§ **Set problem**
Copy everything in the data below exactly except the pictures.

§ **Data excerpt**
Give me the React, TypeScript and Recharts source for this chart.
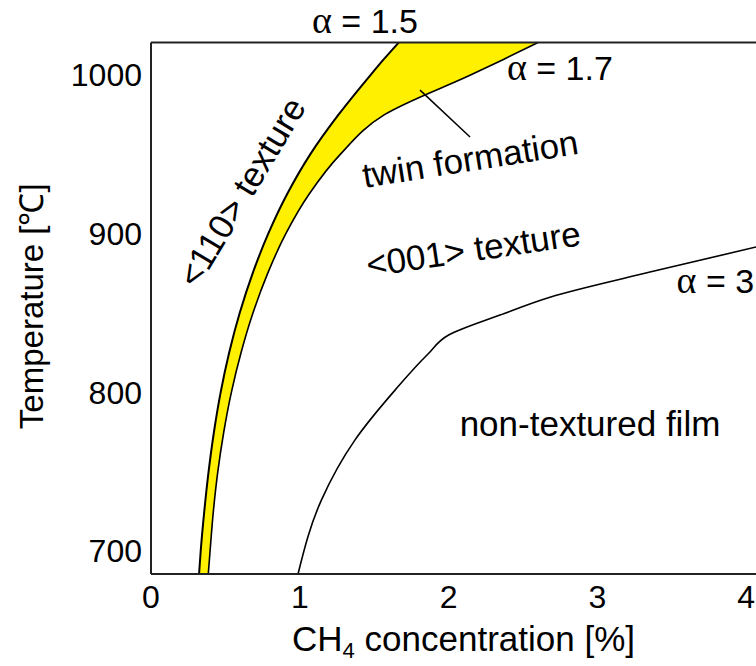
import React from 'react';
import {
  ComposedChart,
  Area,
  Line,
  XAxis,
  YAxis,
  ReferenceLine,
  ReferenceDot,
  Label,
} from 'recharts';

const FONT = '"Liberation Sans", Arial, Helvetica, sans-serif';
const SERIF = '"Liberation Serif", "Times New Roman", serif';

// Temperatures (°C) at which the two boundaries of the twin-formation band are given
const bandTemps = [685.5, 700, 725, 750, 775, 800, 825, 850, 875, 900, 925, 950, 975, 1000, 1010, 1020.5];
// CH4 concentration (%) of the α = 1.5 boundary at each of those temperatures
const alpha15Conc = [0.323, 0.334, 0.358, 0.387, 0.423, 0.468, 0.525, 0.596, 0.683, 0.788, 0.915, 1.07, 1.26, 1.475, 1.565, 1.665];
// CH4 concentration (%) of the α = 1.7 boundary at each of those temperatures
const alpha17Conc = [0.385, 0.397, 0.419, 0.449, 0.489, 0.54, 0.605, 0.685, 0.784, 0.906, 1.063, 1.272, 1.569, 2.147, 2.372, 2.601];

// α = 3 boundary between <001> texture and non-textured film
const alpha3Temps = [685.5, 732.1, 769.9, 801.4, 824.0, 836.1, 848.7, 860.0, 875.8, 891.6, 894.5];
const alpha3Conc = [0.988, 1.145, 1.37, 1.64, 1.86, 2.0, 2.345, 2.681, 3.353, 4.066, 4.2];

// Axis ranges and ticks
const xDomain = [0, 4.2];
const yDomain = [685.5, 1020.5];
const xTicks = [0, 1, 2, 3, 4];
const yTicks = [700, 800, 900, 1000];

const bandRows = bandTemps.map((t, i) => ({
  t,
  left: alpha15Conc[i],
  right: alpha17Conc[i],
  band: [alpha15Conc[i], alpha17Conc[i]],
}));

const alpha3Rows = alpha3Temps.map((t, i) => ({ t, x: alpha3Conc[i] }));

type Note = {
  x: number;
  y: number;
  angle: number;
  anchor: 'start' | 'middle' | 'end';
  baseline: 'central' | 'alphabetic';
  alpha?: string;
  text: string;
};

// Region names and boundary labels, placed in data coordinates
const notes: Note[] = [
  { x: 1.082, y: 1026.5, angle: 0, anchor: 'start', baseline: 'alphabetic', alpha: 'α', text: ' = 1.5' },
  { x: 2.392, y: 996.8, angle: 0, anchor: 'start', baseline: 'alphabetic', alpha: 'α', text: ' = 1.7' },
  { x: 4.053, y: 862.6, angle: 0, anchor: 'end', baseline: 'alphabetic', alpha: 'α', text: ' = 3' },
  { x: 0.605, y: 926.5, angle: -59, anchor: 'middle', baseline: 'central', text: '<110> texture' },
  { x: 2.144, y: 947.7, angle: -9, anchor: 'middle', baseline: 'central', text: 'twin formation' },
  { x: 2.165, y: 890.9, angle: -8.5, anchor: 'middle', baseline: 'central', text: '<001> texture' },
  { x: 2.95, y: 772.5, angle: 0, anchor: 'middle', baseline: 'alphabetic', text: 'non-textured film' },
];

// Leader from the band to the "twin formation" label
const leader = [
  { x: 1.808, y: 990.5 },
  { x: 2.144, y: 960.9 },
];

const noteShape = (n: Note) => (props: any) => {
  const { cx, cy } = props;
  return (
    <text
      x={cx}
      y={cy}
      textAnchor={n.anchor}
      dominantBaseline={n.baseline}
      transform={n.angle ? `rotate(${n.angle} ${cx} ${cy})` : undefined}
      fontSize={n.alpha ? 34 : 35}
      fontFamily={FONT}
      fill="#000"
    >
      {n.alpha ? (
        <tspan fontFamily={SERIF} fontSize={38}>
          {n.alpha}
        </tspan>
      ) : null}
      <tspan>{n.text}</tspan>
    </text>
  );
};

const XTitle = (props: any) => {
  const vb = props.viewBox;
  const cx = vb.x + vb.width / 2;
  return (
    <text x={cx} y={vb.y + 77} textAnchor="middle" fontSize={35} fontFamily={FONT} fill="#000">
      <tspan>CH</tspan>
      <tspan fontSize={22} dy={7}>
        4
      </tspan>
      <tspan dy={-7}> concentration [%]</tspan>
    </text>
  );
};

const YTitle = (props: any) => {
  const vb = props.viewBox;
  const cy = vb.y + vb.height / 2 - 2;
  const x = 43;
  return (
    <text
      x={x}
      y={cy}
      textAnchor="middle"
      transform={`rotate(-90 ${x} ${cy})`}
      fontSize={33}
      fontFamily={FONT}
      fill="#000"
    >
      Temperature [℃]
    </text>
  );
};

export default function App() {
  return (
    <div
      style={{
        position: 'absolute',
        left: 0,
        top: 0,
        width: 756,
        height: 666,
        overflow: 'hidden',
        background: '#fff',
      }}
    >
      <ComposedChart
        layout="vertical"
        width={776}
        height={666}
        data={bandRows}
        margin={{ top: 42.5, right: 0, bottom: 0, left: 0 }}
      >
        <XAxis
          type="number"
          domain={xDomain}
          ticks={xTicks}
          interval={0}
          height={92}
          tickLine={false}
          tickMargin={5}
          axisLine={{ stroke: '#222', strokeWidth: 2 }}
          tick={{ fontSize: 32, fill: '#000', fontFamily: FONT }}
        >
          <Label content={XTitle} />
        </XAxis>
        <YAxis
          type="number"
          dataKey="t"
          domain={yDomain}
          ticks={yTicks}
          interval={0}
          reversed
          width={151}
          tickLine={false}
          tickMargin={3}
          axisLine={{ stroke: '#222', strokeWidth: 2 }}
          tick={{ fontSize: 32, fill: '#000', fontFamily: FONT }}
        >
          <Label content={YTitle} />
        </YAxis>

        <Area
          type="monotone"
          dataKey="band"
          fill="#FFF000"
          fillOpacity={1}
          stroke="none"
          isAnimationActive={false}
        />
        <Line
          type="monotone"
          dataKey="left"
          stroke="#000"
          strokeWidth={2}
          dot={false}
          isAnimationActive={false}
        />
        <Line
          type="monotone"
          dataKey="right"
          stroke="#000"
          strokeWidth={1.6}
          dot={false}
          isAnimationActive={false}
        />
        <Line
          type="monotone"
          data={alpha3Rows}
          dataKey="x"
          stroke="#000"
          strokeWidth={1.6}
          dot={false}
          isAnimationActive={false}
        />

        <ReferenceLine y={yDomain[1]} stroke="#222" strokeWidth={2} ifOverflow="visible" />
        <ReferenceLine segment={leader} stroke="#000" strokeWidth={1.5} />

        {notes.map((n, i) => (
          <ReferenceDot
            key={i}
            x={n.x}
            y={n.y}
            r={0}
            ifOverflow="visible"
            shape={noteShape(n)}
          />
        ))}
      </ComposedChart>
    </div>
  );
}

§ **Reply to the task**
Give me the React, TypeScript and Recharts source for this chart.
import React from 'react';
import {
  ComposedChart,
  Area,
  Line,
  XAxis,
  YAxis,
  ReferenceLine,
  ReferenceDot,
  Label,
} from 'recharts';

const FONT = '"Liberation Sans", Arial, Helvetica, sans-serif';
const SERIF = '"Liberation Serif", "Times New Roman", serif';

// Temperatures (°C) at which the two boundaries of the twin-formation band are given
const bandTemps = [685.5, 700, 725, 750, 775, 800, 825, 850, 875, 900, 925, 950, 975, 1000, 1010, 1020.5];
// CH4 concentration (%) of the α = 1.5 boundary at each of those temperatures
const alpha15Conc = [0.323, 0.334, 0.358, 0.387, 0.423, 0.468, 0.525, 0.596, 0.683, 0.788, 0.915, 1.07, 1.26, 1.475, 1.565, 1.665];
// CH4 concentration (%) of the α = 1.7 boundary at each of those temperatures
const alpha17Conc = [0.385, 0.397, 0.419, 0.449, 0.489, 0.54, 0.605, 0.685, 0.784, 0.906, 1.063, 1.272, 1.569, 2.147, 2.372, 2.601];

// α = 3 boundary between <001> texture and non-textured film
const alpha3Temps = [685.5, 732.1, 769.9, 801.4, 824.0, 836.1, 848.7, 860.0, 875.8, 891.6, 894.5];
const alpha3Conc = [0.988, 1.145, 1.37, 1.64, 1.86, 2.0, 2.345, 2.681, 3.353, 4.066, 4.2];

// Axis ranges and ticks
const xDomain = [0, 4.2];
const yDomain = [685.5, 1020.5];
const xTicks = [0, 1, 2, 3, 4];
const yTicks = [700, 800, 900, 1000];

const bandRows = bandTemps.map((t, i) => ({
  t,
  left: alpha15Conc[i],
  right: alpha17Conc[i],
  band: [alpha15Conc[i], alpha17Conc[i]],
}));

const alpha3Rows = alpha3Temps.map((t, i) => ({ t, x: alpha3Conc[i] }));

type Note = {
  x: number;
  y: number;
  angle: number;
  anchor: 'start' | 'middle' | 'end';
  baseline: 'central' | 'alphabetic';
  alpha?: string;
  text: string;
};

// Region names and boundary labels, placed in data coordinates
const notes: Note[] = [
  { x: 1.082, y: 1026.5, angle: 0, anchor: 'start', baseline: 'alphabetic', alpha: 'α', text: ' = 1.5' },
  { x: 2.392, y: 996.8, angle: 0, anchor: 'start', baseline: 'alphabetic', alpha: 'α', text: ' = 1.7' },
  { x: 4.053, y: 862.6, angle: 0, anchor: 'end', baseline: 'alphabetic', alpha: 'α', text: ' = 3' },
  { x: 0.605, y: 926.5, angle: -59, anchor: 'middle', baseline: 'central', text: '<110> texture' },
  { x: 2.144, y: 947.7, angle: -9, anchor: 'middle', baseline: 'central', text: 'twin formation' },
  { x: 2.165, y: 890.9, angle: -8.5, anchor: 'middle', baseline: 'central', text: '<001> texture' },
  { x: 2.95, y: 772.5, angle: 0, anchor: 'middle', baseline: 'alphabetic', text: 'non-textured film' },
];

// Leader from the band to the "twin formation" label
const leader = [
  { x: 1.808, y: 990.5 },
  { x: 2.144, y: 960.9 },
];

const noteShape = (n: Note) => (props: any) => {
  const { cx, cy } = props;
  return (
    <text
      x={cx}
      y={cy}
      textAnchor={n.anchor}
      dominantBaseline={n.baseline}
      transform={n.angle ? `rotate(${n.angle} ${cx} ${cy})` : undefined}
      fontSize={n.alpha ? 34 : 35}
      fontFamily={FONT}
      fill="#000"
    >
      {n.alpha ? (
        <tspan fontFamily={SERIF} fontSize={38}>
          {n.alpha}
        </tspan>
      ) : null}
      <tspan>{n.text}</tspan>
    </text>
  );
};

const XTitle = (props: any) => {
  const vb = props.viewBox;
  const cx = vb.x + vb.width / 2;
  return (
    <text x={cx} y={vb.y + 77} textAnchor="middle" fontSize={35} fontFamily={FONT} fill="#000">
      <tspan>CH</tspan>
      <tspan fontSize={22} dy={7}>
        4
      </tspan>
      <tspan dy={-7}> concentration [%]</tspan>
    </text>
  );
};

const YTitle = (props: any) => {
  const vb = props.viewBox;
  const cy = vb.y + vb.height / 2 - 2;
  const x = 43;
  return (
    <text
      x={x}
      y={cy}
      textAnchor="middle"
      transform={`rotate(-90 ${x} ${cy})`}
      fontSize={33}
      fontFamily={FONT}
      fill="#000"
    >
      Temperature [℃]
    </text>
  );
};

export default function App() {
  return (
    <div
      style={{
        position: 'absolute',
        left: 0,
        top: 0,
        width: 756,
        height: 666,
        overflow: 'hidden',
        background: '#fff',
      }}
    >
      <ComposedChart
        layout="vertical"
        width={776}
        height={666}
        data={bandRows}
        margin={{ top: 42.5, right: 0, bottom: 0, left: 0 }}
      >
        <XAxis
          type="number"
          domain={xDomain}
          ticks={xTicks}
          interval={0}
          height={92}
          tickLine={false}
          tickMargin={5}
          axisLine={{ stroke: '#222', strokeWidth: 2 }}
          tick={{ fontSize: 32, fill: '#000', fontFamily: FONT }}
        >
          <Label content={XTitle} />
        </XAxis>
        <YAxis
          type="number"
          dataKey="t"
          domain={yDomain}
          ticks={yTicks}
          interval={0}
          reversed
          width={151}
          tickLine={false}
          tickMargin={3}
          axisLine={{ stroke: '#222', strokeWidth: 2 }}
          tick={{ fontSize: 32, fill: '#000', fontFamily: FONT }}
        >
          <Label content={YTitle} />
        </YAxis>

        <Area
          type="monotone"
          dataKey="band"
          fill="#FFF000"
          fillOpacity={1}
          stroke="none"
          isAnimationActive={false}
        />
        <Line
          type="monotone"
          dataKey="left"
          stroke="#000"
          strokeWidth={2}
          dot={false}
          isAnimationActive={false}
        />
        <Line
          type="monotone"
          dataKey="right"
          stroke="#000"
          strokeWidth={1.6}
          dot={false}
          isAnimationActive={false}
        />
        <Line
          type="monotone"
          data={alpha3Rows}
          dataKey="x"
          stroke="#000"
          strokeWidth={1.6}
          dot={false}
          isAnimationActive={false}
        />

        <ReferenceLine y={yDomain[1]} stroke="#222" strokeWidth={2} ifOverflow="visible" />
        <ReferenceLine segment={leader} stroke="#000" strokeWidth={1.5} />

        {notes.map((n, i) => (
          <ReferenceDot
            key={i}
            x={n.x}
            y={n.y}
            r={0}
            ifOverflow="visible"
            shape={noteShape(n)}
          />
        ))}
      </ComposedChart>
    </div>
  );
}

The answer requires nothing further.